◆ **Data supplied**
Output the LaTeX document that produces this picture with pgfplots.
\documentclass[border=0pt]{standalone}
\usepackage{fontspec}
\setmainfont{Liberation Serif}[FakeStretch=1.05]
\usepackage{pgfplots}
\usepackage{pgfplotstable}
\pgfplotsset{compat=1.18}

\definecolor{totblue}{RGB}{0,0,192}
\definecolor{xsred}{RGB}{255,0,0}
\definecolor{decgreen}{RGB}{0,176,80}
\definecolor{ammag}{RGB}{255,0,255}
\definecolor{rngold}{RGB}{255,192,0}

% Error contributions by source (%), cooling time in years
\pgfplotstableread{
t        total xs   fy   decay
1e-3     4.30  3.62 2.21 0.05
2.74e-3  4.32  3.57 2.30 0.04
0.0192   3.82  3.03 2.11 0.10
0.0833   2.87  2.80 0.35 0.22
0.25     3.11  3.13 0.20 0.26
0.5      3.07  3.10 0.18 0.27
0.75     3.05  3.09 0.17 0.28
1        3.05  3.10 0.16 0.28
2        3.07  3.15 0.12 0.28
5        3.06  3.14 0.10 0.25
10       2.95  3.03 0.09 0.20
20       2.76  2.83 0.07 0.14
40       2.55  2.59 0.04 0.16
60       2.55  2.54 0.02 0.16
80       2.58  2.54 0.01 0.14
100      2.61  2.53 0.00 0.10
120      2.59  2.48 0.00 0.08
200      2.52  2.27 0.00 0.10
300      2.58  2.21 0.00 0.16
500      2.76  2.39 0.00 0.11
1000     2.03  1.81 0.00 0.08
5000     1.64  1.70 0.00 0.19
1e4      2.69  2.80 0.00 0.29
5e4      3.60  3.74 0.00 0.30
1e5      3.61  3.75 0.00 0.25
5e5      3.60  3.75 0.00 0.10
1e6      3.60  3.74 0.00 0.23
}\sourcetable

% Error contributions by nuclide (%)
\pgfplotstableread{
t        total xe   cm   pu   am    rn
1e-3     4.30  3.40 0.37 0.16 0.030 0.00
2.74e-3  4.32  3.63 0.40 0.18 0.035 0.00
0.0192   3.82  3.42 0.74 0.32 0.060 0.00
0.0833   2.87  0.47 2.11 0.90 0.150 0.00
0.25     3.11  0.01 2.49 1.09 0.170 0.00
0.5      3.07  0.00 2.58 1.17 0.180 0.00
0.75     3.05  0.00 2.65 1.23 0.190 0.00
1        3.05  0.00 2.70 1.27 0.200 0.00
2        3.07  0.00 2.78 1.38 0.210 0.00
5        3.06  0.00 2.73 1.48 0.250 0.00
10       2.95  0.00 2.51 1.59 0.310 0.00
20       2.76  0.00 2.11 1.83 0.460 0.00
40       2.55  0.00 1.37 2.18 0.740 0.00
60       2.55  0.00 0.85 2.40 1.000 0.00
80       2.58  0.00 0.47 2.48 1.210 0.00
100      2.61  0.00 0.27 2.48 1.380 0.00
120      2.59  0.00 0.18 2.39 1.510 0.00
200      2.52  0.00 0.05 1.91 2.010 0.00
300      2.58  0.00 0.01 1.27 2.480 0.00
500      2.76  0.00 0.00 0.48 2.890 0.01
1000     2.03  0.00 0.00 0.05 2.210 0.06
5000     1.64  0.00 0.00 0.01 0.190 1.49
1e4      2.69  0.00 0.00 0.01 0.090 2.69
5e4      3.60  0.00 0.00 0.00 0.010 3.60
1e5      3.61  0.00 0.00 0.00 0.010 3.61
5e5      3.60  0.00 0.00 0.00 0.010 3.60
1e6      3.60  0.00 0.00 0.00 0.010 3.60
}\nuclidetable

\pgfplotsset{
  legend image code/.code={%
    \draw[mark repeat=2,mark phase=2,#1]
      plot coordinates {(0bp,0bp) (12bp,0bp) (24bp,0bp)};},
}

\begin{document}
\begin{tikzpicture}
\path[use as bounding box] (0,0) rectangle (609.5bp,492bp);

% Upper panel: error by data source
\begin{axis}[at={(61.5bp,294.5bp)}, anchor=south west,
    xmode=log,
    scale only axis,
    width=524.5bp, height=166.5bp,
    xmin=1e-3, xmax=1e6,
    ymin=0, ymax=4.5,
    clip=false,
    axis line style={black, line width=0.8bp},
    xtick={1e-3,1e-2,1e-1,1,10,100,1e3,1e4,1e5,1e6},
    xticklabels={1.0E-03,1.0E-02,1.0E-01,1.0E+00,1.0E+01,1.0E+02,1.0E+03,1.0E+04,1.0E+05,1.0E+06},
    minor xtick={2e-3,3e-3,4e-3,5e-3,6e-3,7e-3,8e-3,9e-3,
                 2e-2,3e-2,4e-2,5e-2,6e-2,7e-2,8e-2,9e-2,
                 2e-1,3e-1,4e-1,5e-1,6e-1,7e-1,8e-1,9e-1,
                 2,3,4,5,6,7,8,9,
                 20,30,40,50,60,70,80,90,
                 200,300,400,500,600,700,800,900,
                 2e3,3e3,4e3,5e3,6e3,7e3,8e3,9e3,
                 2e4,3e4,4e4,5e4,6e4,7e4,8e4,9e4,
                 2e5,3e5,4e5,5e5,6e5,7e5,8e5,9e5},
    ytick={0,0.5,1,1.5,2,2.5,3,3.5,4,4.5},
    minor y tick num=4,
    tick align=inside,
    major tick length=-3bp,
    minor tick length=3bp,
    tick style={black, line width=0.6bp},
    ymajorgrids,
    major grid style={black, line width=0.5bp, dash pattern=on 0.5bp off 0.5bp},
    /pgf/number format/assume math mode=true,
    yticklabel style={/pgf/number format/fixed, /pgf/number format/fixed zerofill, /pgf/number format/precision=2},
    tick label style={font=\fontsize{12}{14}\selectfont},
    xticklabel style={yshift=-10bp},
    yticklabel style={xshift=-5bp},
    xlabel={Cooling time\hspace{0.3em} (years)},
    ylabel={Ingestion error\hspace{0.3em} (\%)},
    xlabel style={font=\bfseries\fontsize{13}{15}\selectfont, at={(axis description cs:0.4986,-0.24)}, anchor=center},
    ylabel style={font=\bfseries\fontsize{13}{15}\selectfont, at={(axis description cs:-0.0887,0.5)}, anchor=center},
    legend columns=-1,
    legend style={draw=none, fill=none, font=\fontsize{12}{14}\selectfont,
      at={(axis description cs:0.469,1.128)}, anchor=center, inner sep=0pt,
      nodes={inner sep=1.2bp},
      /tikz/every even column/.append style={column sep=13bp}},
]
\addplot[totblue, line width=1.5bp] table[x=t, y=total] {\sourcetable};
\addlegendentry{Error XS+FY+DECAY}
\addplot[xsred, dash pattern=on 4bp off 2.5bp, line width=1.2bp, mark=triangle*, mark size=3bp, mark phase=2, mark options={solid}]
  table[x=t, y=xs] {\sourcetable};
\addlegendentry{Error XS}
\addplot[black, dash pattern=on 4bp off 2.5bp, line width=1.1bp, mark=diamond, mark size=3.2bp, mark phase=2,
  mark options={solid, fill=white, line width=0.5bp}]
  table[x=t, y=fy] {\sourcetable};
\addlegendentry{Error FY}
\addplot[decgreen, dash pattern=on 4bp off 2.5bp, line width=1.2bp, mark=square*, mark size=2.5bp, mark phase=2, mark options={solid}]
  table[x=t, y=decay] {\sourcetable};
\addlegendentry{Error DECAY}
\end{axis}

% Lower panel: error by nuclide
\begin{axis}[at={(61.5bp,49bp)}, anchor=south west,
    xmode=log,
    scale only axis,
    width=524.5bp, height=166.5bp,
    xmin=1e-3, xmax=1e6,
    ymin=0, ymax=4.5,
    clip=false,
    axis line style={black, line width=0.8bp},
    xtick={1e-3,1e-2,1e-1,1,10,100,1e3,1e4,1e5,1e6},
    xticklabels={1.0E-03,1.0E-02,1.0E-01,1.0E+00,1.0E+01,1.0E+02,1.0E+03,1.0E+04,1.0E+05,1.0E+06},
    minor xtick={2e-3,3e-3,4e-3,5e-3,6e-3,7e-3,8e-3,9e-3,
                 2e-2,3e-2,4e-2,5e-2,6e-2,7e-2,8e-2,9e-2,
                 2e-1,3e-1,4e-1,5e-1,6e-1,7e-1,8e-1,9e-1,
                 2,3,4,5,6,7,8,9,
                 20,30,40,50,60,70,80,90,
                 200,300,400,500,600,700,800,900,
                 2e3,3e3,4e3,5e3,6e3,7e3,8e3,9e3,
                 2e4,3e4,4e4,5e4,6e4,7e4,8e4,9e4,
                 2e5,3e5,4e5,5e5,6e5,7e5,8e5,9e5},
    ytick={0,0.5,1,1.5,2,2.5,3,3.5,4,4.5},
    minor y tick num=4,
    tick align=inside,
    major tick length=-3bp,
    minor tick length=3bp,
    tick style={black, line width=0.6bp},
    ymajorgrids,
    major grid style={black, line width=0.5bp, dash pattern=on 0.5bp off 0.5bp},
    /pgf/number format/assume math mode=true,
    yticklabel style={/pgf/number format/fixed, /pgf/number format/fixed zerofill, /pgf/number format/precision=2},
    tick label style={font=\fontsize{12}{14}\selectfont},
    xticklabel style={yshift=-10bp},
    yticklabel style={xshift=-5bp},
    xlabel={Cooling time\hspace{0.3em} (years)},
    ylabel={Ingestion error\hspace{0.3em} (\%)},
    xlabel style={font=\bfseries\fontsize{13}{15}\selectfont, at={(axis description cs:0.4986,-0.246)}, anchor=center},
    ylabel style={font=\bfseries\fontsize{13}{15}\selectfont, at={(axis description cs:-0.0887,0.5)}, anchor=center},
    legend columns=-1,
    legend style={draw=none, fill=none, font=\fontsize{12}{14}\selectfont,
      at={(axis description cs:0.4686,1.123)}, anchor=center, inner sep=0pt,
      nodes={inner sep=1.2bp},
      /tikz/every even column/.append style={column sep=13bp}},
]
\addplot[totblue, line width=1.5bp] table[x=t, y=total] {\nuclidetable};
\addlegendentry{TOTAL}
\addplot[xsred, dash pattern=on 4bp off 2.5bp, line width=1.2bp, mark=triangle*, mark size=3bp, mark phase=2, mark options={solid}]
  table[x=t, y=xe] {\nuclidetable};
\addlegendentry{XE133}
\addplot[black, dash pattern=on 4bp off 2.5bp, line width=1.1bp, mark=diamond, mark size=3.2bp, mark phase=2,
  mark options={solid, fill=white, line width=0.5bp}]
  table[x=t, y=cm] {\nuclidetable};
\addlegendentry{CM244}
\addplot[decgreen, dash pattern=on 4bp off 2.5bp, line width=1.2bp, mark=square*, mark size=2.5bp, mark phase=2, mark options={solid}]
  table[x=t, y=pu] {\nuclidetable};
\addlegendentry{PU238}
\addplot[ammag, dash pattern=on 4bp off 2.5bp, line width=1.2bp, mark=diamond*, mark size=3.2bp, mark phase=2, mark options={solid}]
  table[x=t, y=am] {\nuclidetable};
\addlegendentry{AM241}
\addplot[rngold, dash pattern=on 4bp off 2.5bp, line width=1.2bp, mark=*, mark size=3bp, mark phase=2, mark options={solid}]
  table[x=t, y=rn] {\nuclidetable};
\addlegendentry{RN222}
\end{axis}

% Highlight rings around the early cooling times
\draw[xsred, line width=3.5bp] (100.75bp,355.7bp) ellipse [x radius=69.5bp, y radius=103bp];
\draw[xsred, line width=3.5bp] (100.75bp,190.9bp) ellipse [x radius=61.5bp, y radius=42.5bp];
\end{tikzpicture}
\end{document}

==

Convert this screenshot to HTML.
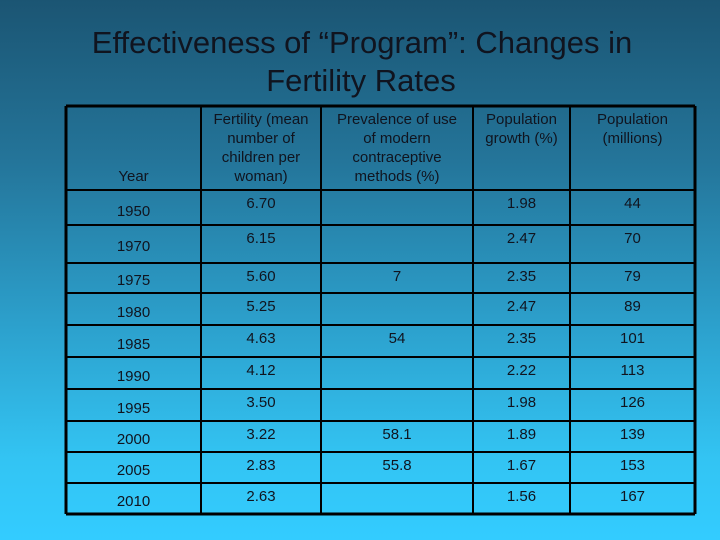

---

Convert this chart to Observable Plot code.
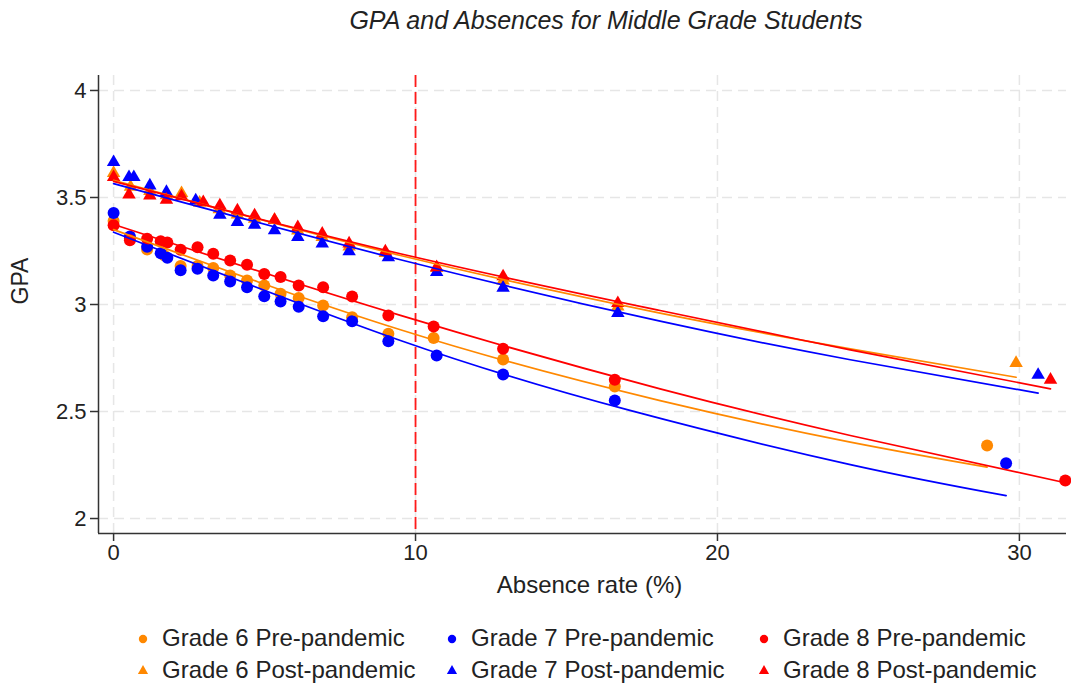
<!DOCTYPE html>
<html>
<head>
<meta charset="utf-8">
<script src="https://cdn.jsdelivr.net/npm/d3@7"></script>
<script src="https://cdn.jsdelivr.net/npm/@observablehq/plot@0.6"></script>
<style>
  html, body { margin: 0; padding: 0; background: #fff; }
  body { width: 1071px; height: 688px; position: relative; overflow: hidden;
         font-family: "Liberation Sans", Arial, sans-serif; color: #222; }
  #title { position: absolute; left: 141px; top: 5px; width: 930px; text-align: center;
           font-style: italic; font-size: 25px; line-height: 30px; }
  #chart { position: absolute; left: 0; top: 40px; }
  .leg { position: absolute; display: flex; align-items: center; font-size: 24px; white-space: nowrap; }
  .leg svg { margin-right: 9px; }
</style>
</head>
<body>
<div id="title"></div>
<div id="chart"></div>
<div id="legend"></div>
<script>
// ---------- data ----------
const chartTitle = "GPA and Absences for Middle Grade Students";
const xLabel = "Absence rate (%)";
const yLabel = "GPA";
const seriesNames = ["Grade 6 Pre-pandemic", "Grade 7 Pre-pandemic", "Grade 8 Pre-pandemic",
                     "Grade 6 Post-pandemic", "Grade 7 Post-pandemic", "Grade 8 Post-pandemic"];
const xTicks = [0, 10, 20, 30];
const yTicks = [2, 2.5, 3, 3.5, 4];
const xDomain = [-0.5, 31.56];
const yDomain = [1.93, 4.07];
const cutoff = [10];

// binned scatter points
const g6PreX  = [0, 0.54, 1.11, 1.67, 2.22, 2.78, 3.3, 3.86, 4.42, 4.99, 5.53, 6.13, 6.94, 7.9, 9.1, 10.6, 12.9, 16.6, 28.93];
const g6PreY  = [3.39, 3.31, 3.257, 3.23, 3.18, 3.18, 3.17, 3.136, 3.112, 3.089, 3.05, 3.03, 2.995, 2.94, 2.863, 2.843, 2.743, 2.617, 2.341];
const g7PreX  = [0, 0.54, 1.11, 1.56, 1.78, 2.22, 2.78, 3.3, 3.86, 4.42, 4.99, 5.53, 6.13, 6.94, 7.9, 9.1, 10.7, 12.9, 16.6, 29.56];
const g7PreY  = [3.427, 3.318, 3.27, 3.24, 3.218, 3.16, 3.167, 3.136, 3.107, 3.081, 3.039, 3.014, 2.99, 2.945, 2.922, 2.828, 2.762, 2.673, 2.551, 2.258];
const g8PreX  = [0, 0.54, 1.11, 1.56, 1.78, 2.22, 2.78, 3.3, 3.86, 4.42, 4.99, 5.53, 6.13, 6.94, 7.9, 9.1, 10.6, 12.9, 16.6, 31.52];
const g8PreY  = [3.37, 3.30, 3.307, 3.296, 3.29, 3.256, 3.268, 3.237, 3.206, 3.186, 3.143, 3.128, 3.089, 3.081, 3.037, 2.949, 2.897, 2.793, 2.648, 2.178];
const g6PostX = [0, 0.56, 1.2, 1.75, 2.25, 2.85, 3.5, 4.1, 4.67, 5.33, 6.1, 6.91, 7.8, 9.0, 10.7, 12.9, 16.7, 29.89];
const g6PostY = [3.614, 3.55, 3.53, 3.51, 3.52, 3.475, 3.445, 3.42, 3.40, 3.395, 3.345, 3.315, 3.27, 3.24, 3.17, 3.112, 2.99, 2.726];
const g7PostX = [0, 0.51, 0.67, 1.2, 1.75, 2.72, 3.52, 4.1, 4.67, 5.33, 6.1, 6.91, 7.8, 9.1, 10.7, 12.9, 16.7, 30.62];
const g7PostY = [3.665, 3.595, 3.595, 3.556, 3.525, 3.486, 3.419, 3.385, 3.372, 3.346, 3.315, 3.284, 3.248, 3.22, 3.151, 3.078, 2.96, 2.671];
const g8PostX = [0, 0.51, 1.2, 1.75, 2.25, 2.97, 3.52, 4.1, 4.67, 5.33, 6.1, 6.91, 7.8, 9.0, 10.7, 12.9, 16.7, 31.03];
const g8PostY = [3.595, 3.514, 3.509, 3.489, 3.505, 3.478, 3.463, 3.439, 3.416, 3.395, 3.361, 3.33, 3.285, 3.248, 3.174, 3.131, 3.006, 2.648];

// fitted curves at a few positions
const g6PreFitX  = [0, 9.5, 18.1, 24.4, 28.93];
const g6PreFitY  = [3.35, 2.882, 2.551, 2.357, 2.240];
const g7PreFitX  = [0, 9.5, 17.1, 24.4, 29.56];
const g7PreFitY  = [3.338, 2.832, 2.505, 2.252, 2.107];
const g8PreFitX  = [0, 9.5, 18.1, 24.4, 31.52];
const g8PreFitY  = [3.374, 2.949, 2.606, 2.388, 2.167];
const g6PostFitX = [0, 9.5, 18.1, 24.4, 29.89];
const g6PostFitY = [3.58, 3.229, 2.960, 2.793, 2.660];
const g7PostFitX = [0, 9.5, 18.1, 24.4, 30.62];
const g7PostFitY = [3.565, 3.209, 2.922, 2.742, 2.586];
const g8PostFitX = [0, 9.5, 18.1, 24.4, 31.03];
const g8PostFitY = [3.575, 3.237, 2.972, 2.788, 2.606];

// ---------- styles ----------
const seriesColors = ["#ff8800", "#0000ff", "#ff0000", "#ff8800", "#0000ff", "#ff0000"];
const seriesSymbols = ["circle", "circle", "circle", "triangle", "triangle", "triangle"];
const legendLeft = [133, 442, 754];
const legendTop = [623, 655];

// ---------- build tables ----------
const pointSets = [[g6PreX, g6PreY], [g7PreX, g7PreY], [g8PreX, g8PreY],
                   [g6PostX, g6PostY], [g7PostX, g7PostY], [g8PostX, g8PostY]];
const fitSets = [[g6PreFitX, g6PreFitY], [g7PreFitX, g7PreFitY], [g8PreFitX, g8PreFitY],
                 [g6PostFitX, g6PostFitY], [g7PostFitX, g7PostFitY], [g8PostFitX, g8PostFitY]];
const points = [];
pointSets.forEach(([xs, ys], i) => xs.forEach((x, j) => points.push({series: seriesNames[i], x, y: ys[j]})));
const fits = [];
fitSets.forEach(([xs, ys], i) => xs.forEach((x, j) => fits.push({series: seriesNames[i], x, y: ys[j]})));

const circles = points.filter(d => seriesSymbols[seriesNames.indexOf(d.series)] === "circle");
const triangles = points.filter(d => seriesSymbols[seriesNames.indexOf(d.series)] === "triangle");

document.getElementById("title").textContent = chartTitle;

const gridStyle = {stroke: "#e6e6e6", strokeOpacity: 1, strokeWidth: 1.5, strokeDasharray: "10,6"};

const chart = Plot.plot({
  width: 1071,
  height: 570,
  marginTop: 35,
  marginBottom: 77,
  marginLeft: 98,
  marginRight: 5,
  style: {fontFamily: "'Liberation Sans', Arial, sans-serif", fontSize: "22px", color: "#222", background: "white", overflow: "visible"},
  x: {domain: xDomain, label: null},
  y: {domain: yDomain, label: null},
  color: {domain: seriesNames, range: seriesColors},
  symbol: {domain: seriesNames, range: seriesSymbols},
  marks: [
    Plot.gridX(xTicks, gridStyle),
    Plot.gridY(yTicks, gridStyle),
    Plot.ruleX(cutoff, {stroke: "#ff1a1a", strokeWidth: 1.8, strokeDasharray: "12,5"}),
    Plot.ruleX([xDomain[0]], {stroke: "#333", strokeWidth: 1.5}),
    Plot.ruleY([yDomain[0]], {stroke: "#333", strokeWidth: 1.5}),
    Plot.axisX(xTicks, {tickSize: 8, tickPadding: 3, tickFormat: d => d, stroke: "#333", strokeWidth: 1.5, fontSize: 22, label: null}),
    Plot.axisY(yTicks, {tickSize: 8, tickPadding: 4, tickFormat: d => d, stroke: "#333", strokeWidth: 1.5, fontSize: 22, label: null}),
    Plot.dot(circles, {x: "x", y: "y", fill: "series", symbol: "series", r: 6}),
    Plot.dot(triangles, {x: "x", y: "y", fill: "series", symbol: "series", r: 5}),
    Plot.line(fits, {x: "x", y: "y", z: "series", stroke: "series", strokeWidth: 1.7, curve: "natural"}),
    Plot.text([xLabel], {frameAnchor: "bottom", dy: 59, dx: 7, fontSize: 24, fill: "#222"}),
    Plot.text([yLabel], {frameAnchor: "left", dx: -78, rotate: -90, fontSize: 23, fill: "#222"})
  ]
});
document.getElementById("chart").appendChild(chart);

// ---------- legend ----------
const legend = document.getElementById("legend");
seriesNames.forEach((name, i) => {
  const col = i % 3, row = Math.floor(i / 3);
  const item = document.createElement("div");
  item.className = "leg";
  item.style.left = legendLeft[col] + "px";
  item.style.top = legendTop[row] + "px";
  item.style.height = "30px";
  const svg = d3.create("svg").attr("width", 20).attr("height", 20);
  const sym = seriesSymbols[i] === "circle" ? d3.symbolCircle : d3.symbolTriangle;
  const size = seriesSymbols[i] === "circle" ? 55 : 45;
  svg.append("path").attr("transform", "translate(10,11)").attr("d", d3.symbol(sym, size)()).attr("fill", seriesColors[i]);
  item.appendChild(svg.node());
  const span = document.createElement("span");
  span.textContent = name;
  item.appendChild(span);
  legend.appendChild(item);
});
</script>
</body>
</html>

◆ **Exercise aim**
From the listing above, pick out each line where the word "this" appears.

◆ **Full response**
Output the LaTeX document that produces this picture with pgfplots.
Convert this screenshot to HTML.
Convert this chart to Observable Plot code.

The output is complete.